An ERP that is excellent globally but requires heavy local customisation for Romanian VAT, e-Factura (RO e-Factura / SPV), SAF-T reporting, and statutory chart-of-accounts can turn into a multi-year local adaptation project. Ask any vendor directly: is e-Factura submission native or does it require a third-party add-on? How are legislative changes (VAT rate changes, new reporting formats) rolled out — automatically, or via paid change requests?

Local vendors such as RBL build compliance into the core product because the entire customer base operates under the same Romanian rules — legislative updates are released to all customers at once, rather than negotiated project by project.

Step 4: Evaluate total cost of ownership, not license price

License or subscription cost is usually the smallest part of total ERP cost. Implementation (configuration, data migration, integrations), training, ongoing support, and the cost of future changes (new reports, new business units, new fiscal rules) typically dominate the multi-year total.

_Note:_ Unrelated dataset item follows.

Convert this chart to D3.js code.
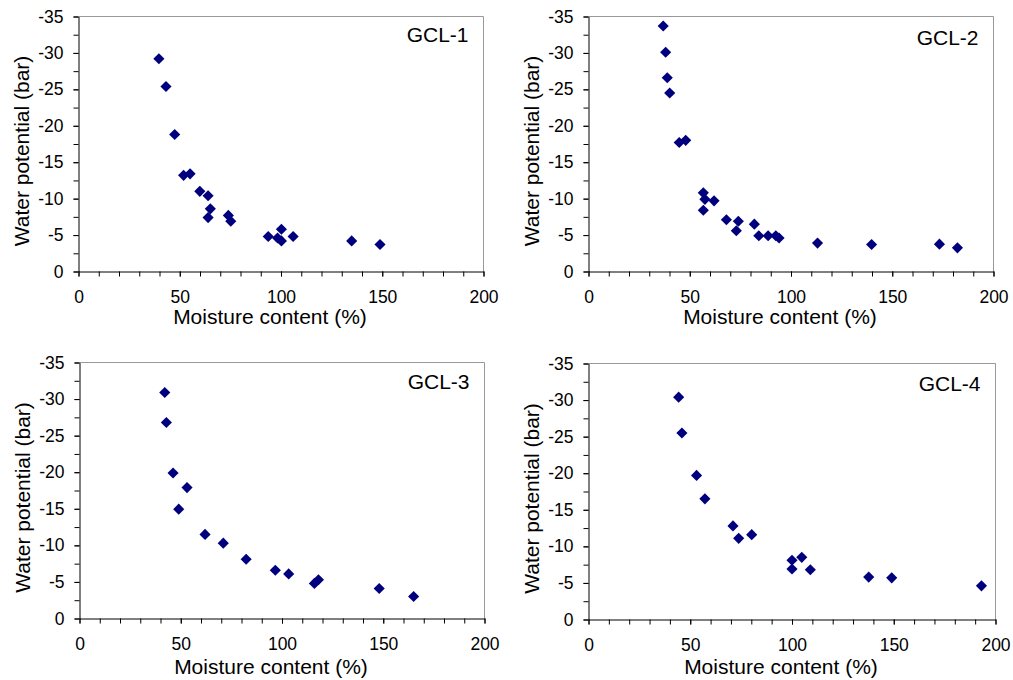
<!DOCTYPE html>
<html>
<head>
<meta charset="utf-8">
<script src="https://cdn.jsdelivr.net/npm/d3@7"></script>
<style>
  html, body { margin: 0; padding: 0; background: #fff; }
  svg { display: block; font-family: "Liberation Sans", Arial, sans-serif; }
</style>
</head>
<body>
<svg id="chart" width="1013" height="680"></svg>
<script>
// values (moisture %, water potential bar)
const gcl1Moisture  = [39.7, 43.2, 47.5, 51.9, 55.1, 59.9, 64.0, 65.1, 64.0, 74.0, 75.2, 93.7, 98.3, 100.2, 100.2, 106.0, 134.9, 148.9];
const gcl1Potential = [-29.2, -25.4, -18.8, -13.2, -13.4, -11.0, -10.4, -8.6, -7.4, -7.7, -6.9, -4.8, -4.6, -5.8, -4.2, -4.8, -4.2, -3.7];

const gcl2Moisture  = [36.9, 38.1, 38.9, 40.1, 44.8, 48.0, 56.7, 57.5, 62.0, 56.7, 68.1, 74.0, 73.0, 81.9, 84.1, 88.7, 92.5, 94.1, 113.1, 139.8, 173.3, 182.2];
const gcl2Potential = [-33.7, -30.1, -26.6, -24.5, -17.7, -18.0, -10.8, -9.9, -9.7, -8.4, -7.1, -6.9, -5.6, -6.5, -4.9, -4.9, -4.9, -4.6, -3.9, -3.7, -3.75, -3.25];

const gcl3Moisture  = [42.1, 42.9, 46.2, 53.1, 49.0, 62.0, 71.0, 82.3, 96.7, 103.3, 116.0, 118.0, 148.0, 165.0];
const gcl3Potential = [-30.9, -26.8, -19.9, -17.9, -14.95, -11.5, -10.3, -8.1, -6.6, -6.1, -4.8, -5.3, -4.1, -3.0];

const gcl4Moisture  = [44.3, 45.9, 53.1, 57.2, 71.0, 73.8, 80.2, 100.0, 104.8, 100.0, 109.0, 137.7, 149.0, 193.1];
const gcl4Potential = [-30.4, -25.5, -19.7, -16.5, -12.8, -11.1, -11.6, -8.1, -8.5, -6.9, -6.8, -5.8, -5.7, -4.6];

const panelNames = ["GCL-1", "GCL-2", "GCL-3", "GCL-4"];
const xTicks = [0, 50, 100, 150, 200];
const yTicks = [0, -5, -10, -15, -20, -25, -30, -35];
const xTitle = "Moisture content (%)";
const yTitle = "Water potential (bar)";

const series = [
  [gcl1Moisture, gcl1Potential],
  [gcl2Moisture, gcl2Potential],
  [gcl3Moisture, gcl3Potential],
  [gcl4Moisture, gcl4Potential]
];

// plot boxes: left, right, top, bottom
const boxes = [
  {l: 78.5, r: 483.5, t: 16.5, b: 271.5, nameY: 42, xtY: 324},
  {l: 588.5, r: 993.5, t: 16.5, b: 271.5, nameY: 45, xtY: 324},
  {l: 79.5, r: 484.5, t: 362.5, b: 618.5, nameY: 389, xtY: 673.5},
  {l: 588.5, r: 995.5, t: 363.5, b: 619.5, nameY: 390.5, xtY: 673.5}
];

const svg = d3.select("#chart");
const marker = d3.symbol(d3.symbolSquare, 62);

boxes.forEach((bx, i) => {
  const g = svg.append("g");
  const x = d3.scaleLinear().domain([0, 200]).range([bx.l, bx.r]);
  const y = d3.scaleLinear().domain([0, -35]).range([bx.b, bx.t]);

  // grey frame on top and right
  g.append("path")
    .attr("d", `M${bx.l},${bx.t}H${bx.r}V${bx.b}`)
    .attr("fill", "none")
    .attr("stroke", "#999")
    .attr("stroke-width", 1);

  // minor ticks
  g.append("g")
    .attr("transform", `translate(0,${bx.b})`)
    .call(d3.axisBottom(x).tickValues(d3.range(0, 201, 10)).tickSize(5).tickFormat("").tickSizeOuter(0))
    .call(a => a.select(".domain").remove());
  g.append("g")
    .attr("transform", `translate(${bx.l},0)`)
    .call(d3.axisLeft(y).tickValues(d3.range(0, -35.1, -2.5)).tickSize(5).tickFormat("").tickSizeOuter(0))
    .call(a => a.select(".domain").remove());

  // main axes
  const xa = g.append("g")
    .attr("transform", `translate(0,${bx.b})`)
    .call(d3.axisBottom(x).tickValues(xTicks).tickSize(5).tickPadding(14).tickSizeOuter(0).tickFormat(d => String(d)));
  const ya = g.append("g")
    .attr("transform", `translate(${bx.l},0)`)
    .call(d3.axisLeft(y).tickValues(yTicks).tickSize(5).tickPadding(10).tickSizeOuter(0).tickFormat(d => String(d)));

  g.selectAll(".tick line").attr("stroke", "#000");
  g.selectAll(".domain").attr("stroke", "#000");
  [xa, ya].forEach(a => a.selectAll("text")
    .attr("font-size", 17.5)
    .attr("font-family", "'Liberation Sans', Arial, sans-serif")
    .attr("fill", "#000"));

  // axis titles
  g.append("text")
    .attr("x", (bx.l + bx.r) / 2 - 11)
    .attr("y", bx.xtY)
    .attr("text-anchor", "middle")
    .attr("font-size", 21)
    .text(xTitle);
  g.append("text")
    .attr("transform", `translate(${bx.l - 50},${(bx.t + bx.b) / 2 + 7}) rotate(-90)`)
    .attr("text-anchor", "middle")
    .attr("font-size", 21)
    .text(yTitle);

  // panel label
  g.append("text")
    .attr("x", bx.r - 15)
    .attr("y", bx.nameY)
    .attr("text-anchor", "end")
    .attr("font-size", 21)
    .text(panelNames[i]);

  // points
  const [mx, wp] = series[i];
  g.append("g").selectAll("path")
    .data(mx.map((m, k) => [m, wp[k]]))
    .join("path")
    .attr("d", marker)
    .attr("transform", d => `translate(${x(d[0])},${y(d[1])}) rotate(45)`)
    .attr("fill", "#00007f");
});
</script>
</body>
</html>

  • Initial license/subscription cost
  • Implementation: discovery, configuration, data migration, testing
  • Integration cost (e-commerce, POS, banking, e-Factura)
  • Training and change management
  • Ongoing support and SLA
  • Cost of future changes — new modules, new legal requirements, new locations

Step 5: Plan a phased rollout with a clear pilot

Even a modular ERP benefits from a phased rollout: pilot with one business unit, warehouse, or product line first, validate that data migration, reporting, and e-Factura submission all work end-to-end, then extend. This is the methodology RBL applies across ERP WE implementations — discovery and architecture, phased rollout starting with the highest-impact processes, training, and ongoing support — specifically because a contained pilot surfaces integration issues while they're still cheap to fix.

Frequently asked questions

Should a growing company choose a modular or all-in-one ERP?

For most growing or mid-sized companies, a modular ERP is lower-risk: you implement the modules you need now (e.g. sales, procurement, finance) and add manufacturing, advanced warehousing, or POS later, without re-platforming the whole system.

How important is e-Factura support when choosing an ERP in Romania?

It is one of the most important criteria. ERP systems without native RO e-Factura / SPV support require third-party add-ons or manual XML handling, which increases both cost and compliance risk. Local vendors typically build this in as a core feature.

What is the biggest hidden cost in ERP implementations?

The cost of ongoing changes after go-live — new reports, new legal requirements, new business units or warehouses — usually exceeds the initial license and implementation cost over a multi-year period, and is often underestimated during vendor selection.